For both of these ACLs, it is not possible to reject individual recipients. An error response rejects the entire message. Unfortunately, it is known that some MTAs do not treat hard (5xx) responses to the DATA command (either before or after the data) correctly they keep the message on their queues and try again later, but that is their problem, though it does waste some of your resources.
The acl_smtp_mime option is available only when Exim is compiled with the content-scanning extension. For details, see chapter 40.
The ACL for the SMTP QUIT command is anomalous, in that the outcome of the ACL does not affect the response code to QUIT, which is always 221. Thus, the ACL does not in fact control any access. For this reason, the only verbs that are permitted are accept and warn.
This ACL can be used for tasks such as custom logging at the end of an SMTP session. For example, you can use ACL variables in other ACLs to count messages, recipients, etc., and log the totals at QUIT time using one or more logwrite modifiers on a warn verb.
You do not need to have a final accept, but if you do, you can use a message modifier to specify custom text that is sent as part of the 221 response to QUIT.
This ACL is run only for a normal QUIT. For certain kinds of disastrous failure (for example, failure to open a log file, or when Exim is bombing out because it has detected an unrecoverable error), all SMTP commands from the client are given temporary error responses until QUIT is received or the connection is closed. In these special cases, the QUIT ACL does not run.
The value of an acl_smtp_xxx option is expanded before use, so you can use different ACLs in different circumstances. The resulting string does not have to be the name of an ACL in the configuration file; there are other possibilities. Having expanded the string, Exim searches for an ACL as follows:
If the string begins with a slash, Exim uses it as a file name, and reads its contents as an ACL. The lines are processed in the same way as lines in the Exim configuration file. In particular, continuation lines are supported, blank lines are ignored, as are lines whose first non-whitespace character is #. If the file does not exist or cannot be read, an error occurs (typically causing a temporary failure of whatever caused the ACL to be run). For example:
acl_smtp_data = /etc/acls/\
${lookup{$sender_host_address}lsearch\
{/etc/acllist}{$value}{default}}
This looks up an ACL file to use on the basis of the host's IP address, falling back to a default if the lookup fails. If an ACL is successfully read from a file, it is retained in memory for the duration of the Exim process, so that it can be re-used without having to re-read the file.
If the string does not start with a slash, and does not contain any spaces, Exim searches the ACL section of the configuration for an ACL whose name matches the string.

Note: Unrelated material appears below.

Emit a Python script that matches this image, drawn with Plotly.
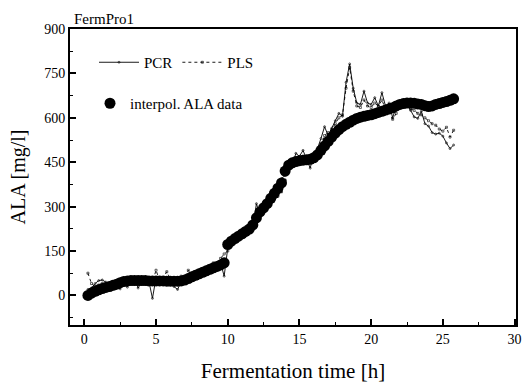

If no named ACL is found, or if the string contains spaces, Exim parses the string as an inline ACL. This can save typing in cases where you just want to have something like
acl_smtp_vrfy = accept
in order to allow free use of the VRFY command. Such a string may contain newlines; it is processed in the same way as an ACL that is read from a file.
Except for the QUIT ACL, which does not affect the SMTP return code (see section 39.7 above), the result of running an ACL is either accept or deny, or, if some test cannot be completed (for example, if a database is down), defer. These results cause 2xx, 5xx, and 4xx return codes, respectively, to be used in the SMTP dialogue. A fourth return, error, occurs when there is an error such as invalid syntax in the ACL. This also causes a 4xx return code.
For the non-SMTP ACL, defer and error are treated in the same way as deny, because there is no mechanism for passing temporary errors to the submitters of non-SMTP messages.
ACLs that are relevant to message reception may also return discard. This has the effect of accept, but causes either the entire message or an individual recipient address to be discarded. In other words, it is a blackholing facility. Use it with care.
If the ACL for MAIL returns discard, all recipients are discarded, and no ACL is run for subsequent RCPT commands. The effect of discard in a RCPT ACL is to discard just the one recipient address. If there are no recipients left when the message's data is received, the DATA ACL is not run. A discard return from the DATA or the non-SMTP ACL discards all the remaining recipients. The discard return is not permitted for the acl_smtp_predata ACL.
The local_scan() function is always run, even if there are no remaining recipients; it may create new recipients.
The default actions when any of the acl_xxx options are unset are not all the same. Note: These defaults apply only when the relevant ACL is not defined at all. For any defined ACL, the default action when control reaches the end of the ACL statements is deny.
For acl_not_smtp, acl_smtp_auth, acl_smtp_connect, acl_smtp_data, acl_smtp_helo, acl_smtp_mail, acl_smtp_mailauth, acl_smtp_mime, acl_smtp_predata, acl_smtp_quit, and acl_smtp_starttls, the action when the ACL is not defined is accept.
For the others (acl_smtp_etrn, acl_smtp_expn, acl_smtp_rcpt, and acl_smtp_vrfy), the action when the ACL is not defined is deny. This means that acl_smtp_rcpt must be defined in order to receive any messages over an SMTP connection. For an example, see the ACL in the default configuration file.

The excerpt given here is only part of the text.